What I am thinking and this may seem odd, but I have heard of identity fraud............! I think i may be being too cautious?


----------



## Stevesolar (Dec 21, 2012)

Hi,
Recruitment scams here revolve around "advance fee scams".
This means that once offerered a scam job - you would be requested to send funds to their preferred travel agency to cover visa fees and travel costs (with the promise that they would be refunded when you arrived in the UAE).
Summary - if you get asked for any advance fees - it's a scam!
Cheers
Steve


----------



## Ozzieowl (Mar 8, 2017)

Thanks Steve, I'll keep that in mind should it occur. I may be too cautious, but there's always someone trying to make a quick buck!


----------



## syed1602 (Mar 14, 2017)

Ozzieowl said:


> Hi,
> 
> I have been offered a teaching (ESL) position in UAE and want to check out the validity of it.
> It is for Al Mawahib British Private School in Sharjah.
> ...


Hi,

I have also been offered an ESL Instructor in the same school ( AL MAWAHIB BRITISH SCHOOL). I received an email from the school principal who is inviting candidates for various English Teaching Positions for the school. I replied to the email showing interest in the position offered as it had the very attractive salary and other benefits. Within a few hours of my email, I got an email stating that my resume is shortlisted and I have a skype interview after 2 days. I was little suspicious of the quick reply. Anyway, that date arrived and I was interviewed on skype without a video call as the caller said that due to a poor signal he won't be making a video call but an audio call. The interview was pretty short and quick my surprise the interview and very short and I was asked very simple questions which I did not expect. The very same evening I got an email that I have been selected and I need to furnish some documents for the offer letter. I did that and I got an offer letter the next morning. This aroused suspicion in me and I started browsing the web for more information about the school.
As soon as I clicked on the principal message on the school's website I was surprised to see this message below: "

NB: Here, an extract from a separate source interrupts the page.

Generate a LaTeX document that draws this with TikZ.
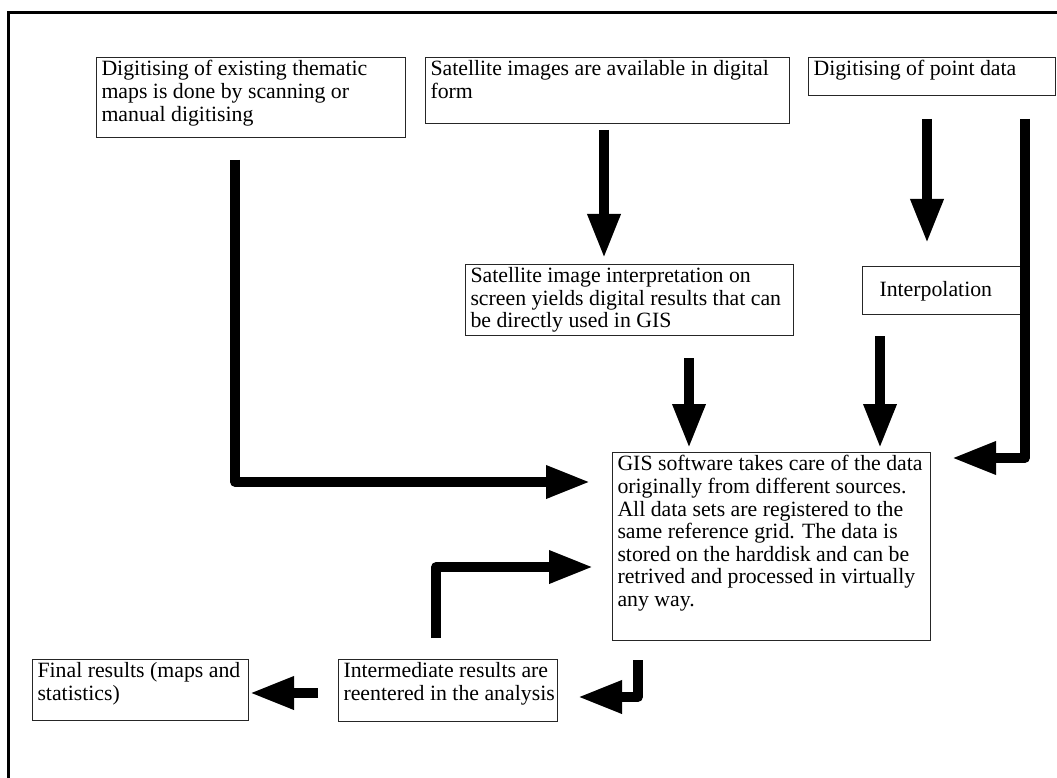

We would like to inform you that the principal Mr X is no longer working with the School and resigned last year.
The school takes no responsibility for any arrangement made by him."


----------



## Chocoholic (Oct 29, 2012)

Well if you're suspicious of something, wouldn't the first thing you'd do is contact the school? To verify information?


----------



## The Rascal (Aug 6, 2014)

Chocoholic said:


> Well if you're suspicious of something, wouldn't the first thing you'd do is contact the school? To verify information?


That's too obvious to many.

Gawd help the kids they're teaching.


----------



## Ozzieowl (Mar 8, 2017)

Hi thanks for your input, and yes I have emailed the school but have not received a response. I have also seen on another TESOL page that it is actually a SCAM.


----------